Since we last commented on the broader equity market picture, risk appetites have been nourished as the retracement bounce that began at the beginning of February has predominantly continued through this week. While the major indexes are still working on either accepting or rejecting their respective secondary highs - we offer the following thoughts going into next week:
- The Nikkei and Japan (EWJ) are nearing the top of their retracement ranges (as described by both comparative profiles) and point towards downside pressures reemerging next week - as well as firmness in the yen.
- 10 year yields will have a window to take another leg lower.
- Spain's IBEX - our high beta proxy in Europe, also appears susceptible to taking the next consolidating stair down. From an equity and currency perspective, we have looked at the Nikkei and the yen - circa 2003/2004 - as a prospective guide for Spain and the euro - as well as the IBEX itself coming out of the 2003/2004 reflationary pivot.
- The SPX has run up towards a complete retracement of the correction that began in January. Considering we have expected a consolidating equity range to develop this year above the long-term Meridian, a binary opportunity is presented next week. Although we had previously looked at the broader 2004 market environment last year as participants digested the telegraphed - then interrupted, change in monetary posture signaled by the Fed; we included a performance profile of the SPX that has closely tracked since last July the consolidating range of the SPX in 2004.
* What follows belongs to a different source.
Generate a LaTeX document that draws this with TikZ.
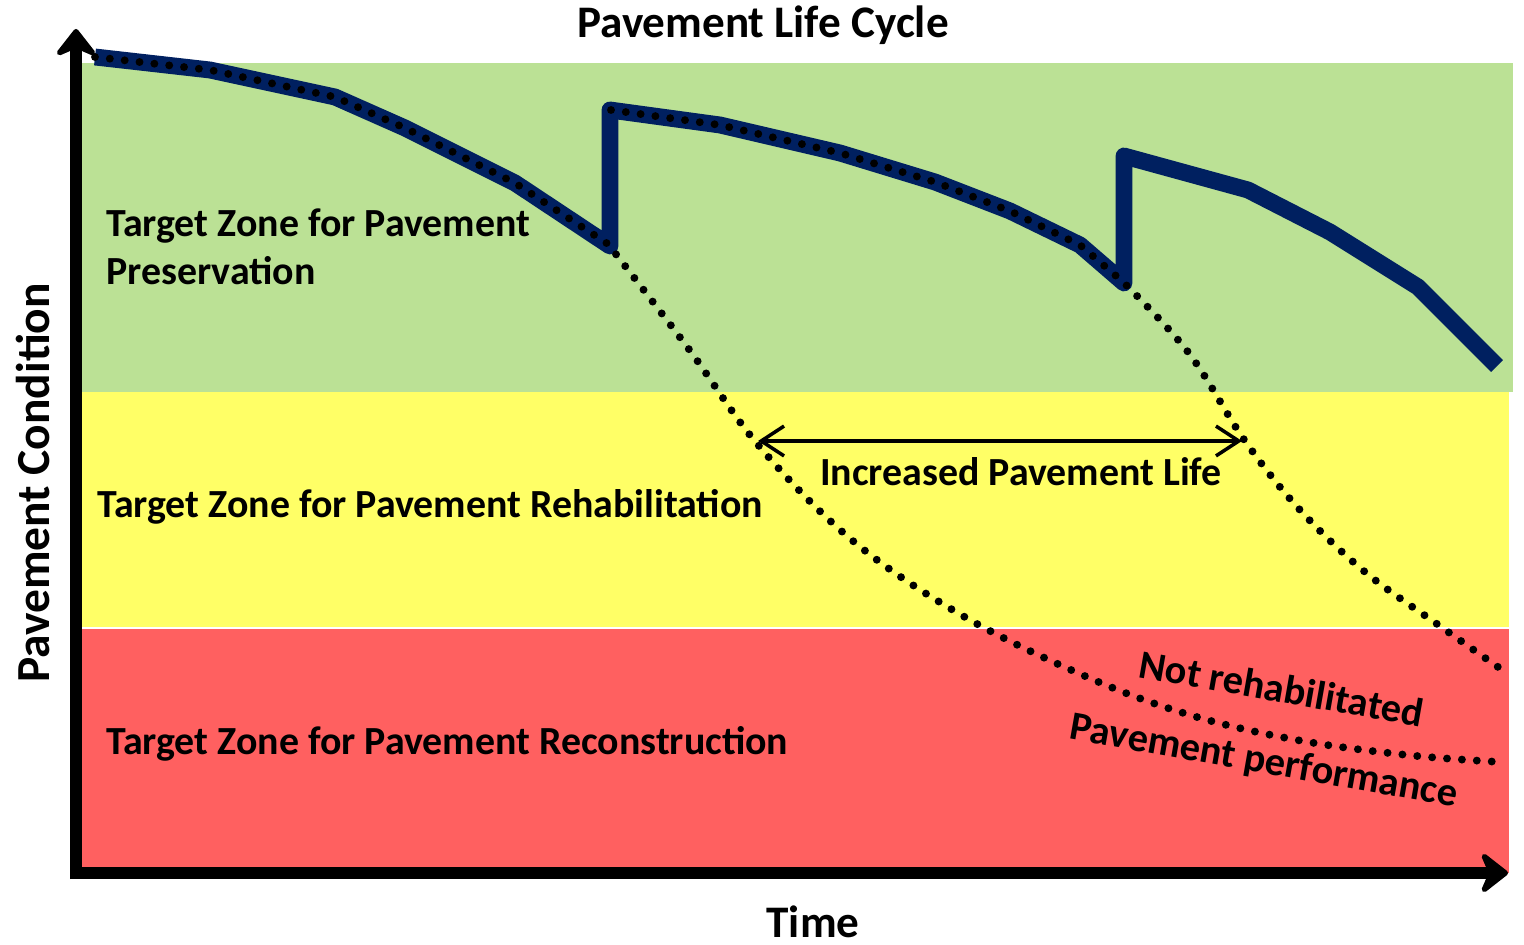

- Based on our comparative cycle work with both assets, an acceleration of trend higher in the euro and lower in the US dollar index is approaching.
- Both emerging markets (EEM) and Chinese equities (SSEC & FXI) have the potential to firm the broader equity market picture should they find a foothold next week. We continue to find positive divergences from the recent commodity market breakout that should be reinforced by a weaker US dollar and buttress the case that global growth is starting to perk up. While the economic data has been mostly mixed and uneven across the major global economies, we tend to put greater weight on the financial markets themselves as they typically are the tip of sword and forward looking.